## Exercise description:
Please write out the lines of the data exactly, beginning with the first and ending with the line containing "plt.rcParams['font.family'] = ['DejaVu Sans']"; leave the pictures behind.
## start Source excerpt
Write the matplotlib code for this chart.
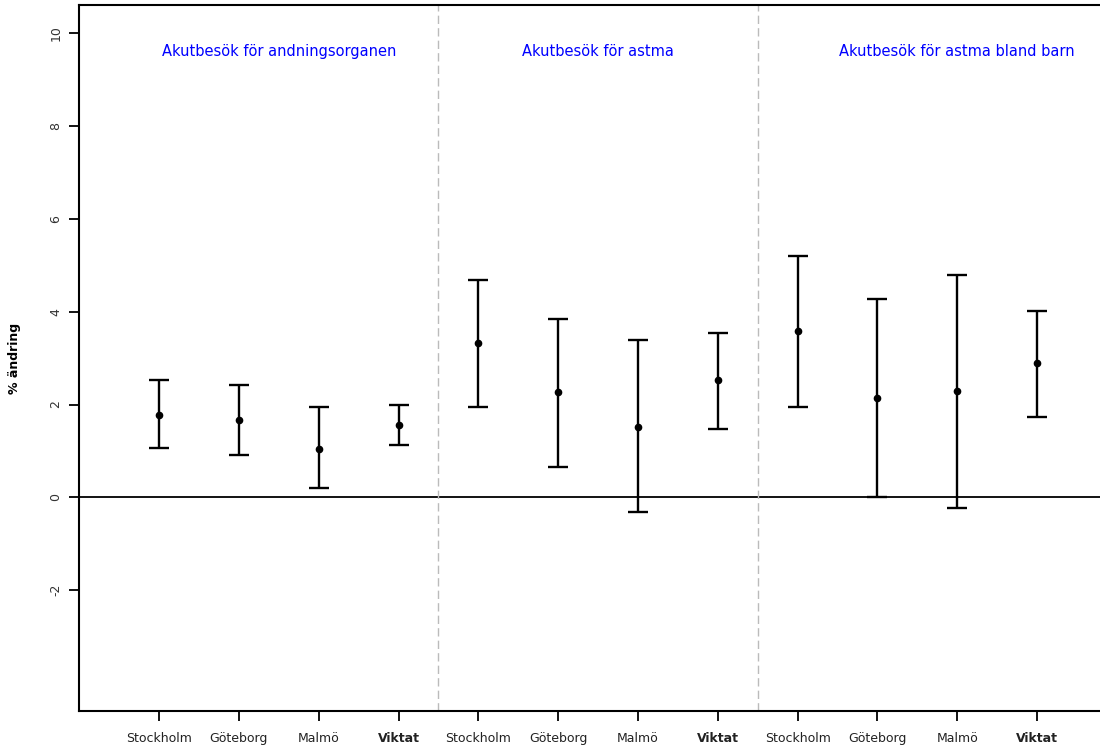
import matplotlib
matplotlib.use("Agg")
import matplotlib.pyplot as plt
from matplotlib.transforms import ScaledTranslation

plt.rcParams['font.family'] = ['DejaVu Sans']

# Skattningar per stad och viktat medel, tre utfall
stader = ["Stockholm", "Göteborg", "Malmö", "Viktat"]
rubriker = ["Akutbesök för andningsorganen", "Akutbesök för astma",
            "Akutbesök för astma bland barn"]
rubrik_x = [2.5, 6.5, 11.0]

punkt = [1.78, 1.66, 1.05, 1.56,
         3.33, 2.27, 1.51, 2.53,
         3.58, 2.14, 2.29, 2.90]
nedre = [1.07, 0.92, 0.20, 1.12,
         1.95, 0.65, -0.32, 1.48,
         1.95, 0.00, -0.22, 1.74]
ovre = [2.52, 2.41, 1.95, 2.00,
        4.68, 3.85, 3.39, 3.55,
        5.20, 4.27, 4.79, 4.01]

x = list(range(1, len(punkt) + 1))
fel_ned = [p - n for p, n in zip(punkt, nedre)]
fel_upp = [o - p for p, o in zip(punkt, ovre)]

fig = plt.figure(figsize=(11, 7.46), dpi=100)
ax = fig.add_axes([0.072, 0.047, 0.9434, 0.946])

ax.axhline(0, color='black', lw=1.3, zorder=1)
for sep in [4.5, 8.5]:
    ax.axvline(sep, color='#bbbbbb', lw=1.0, ls=(0, (6, 3)), zorder=1)

ax.errorbar(x, punkt, yerr=[fel_ned, fel_upp], fmt='o', color='black',
            ms=4.5, elinewidth=1.7, capsize=7, capthick=1.7, zorder=3)

for tx, txt in zip(rubrik_x, rubriker):
    ax.text(tx, 9.6, txt, color='blue', fontsize=10.5, ha='center', va='center')

ax.set_xlim(0, 13)
ax.set_ylim(-4.6, 10.6)
ax.set_yticks(range(-2, 11, 2))
ax.set_yticklabels([str(v) for v in range(-2, 11, 2)], rotation=90,
                   va='center', fontsize=9, color='#333333')
ax.set_xticks(x)
ax.set_xticklabels(stader * 3, fontsize=9, color='#222222')
lyft = ScaledTranslation(0, 4 / 100, fig.dpi_scale_trans)
for i, lbl in enumerate(ax.get_xticklabels()):
    if stader[i % 4] == "Viktat":
        lbl.set_fontweight('bold')
    if stader[i % 4] == "Göteborg":
        lbl.set_transform(lbl.get_transform() + lyft)
ax.tick_params(axis='both', length=7, width=1.3)
ax.tick_params(axis='y', pad=5)
ax.tick_params(axis='x', pad=8)
ax.set_ylabel("% ändring", fontsize=9, fontweight='bold')
ax.yaxis.set_label_coords(-0.056, 0.5)

for s in ax.spines.values():
    s.set_linewidth(1.5)

fig.savefig("out.png", dpi=100)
## end Source excerpt
## The solution:
Write the matplotlib code for this chart.
import matplotlib
matplotlib.use("Agg")
import matplotlib.pyplot as plt
from matplotlib.transforms import ScaledTranslation

plt.rcParams['font.family'] = ['DejaVu Sans']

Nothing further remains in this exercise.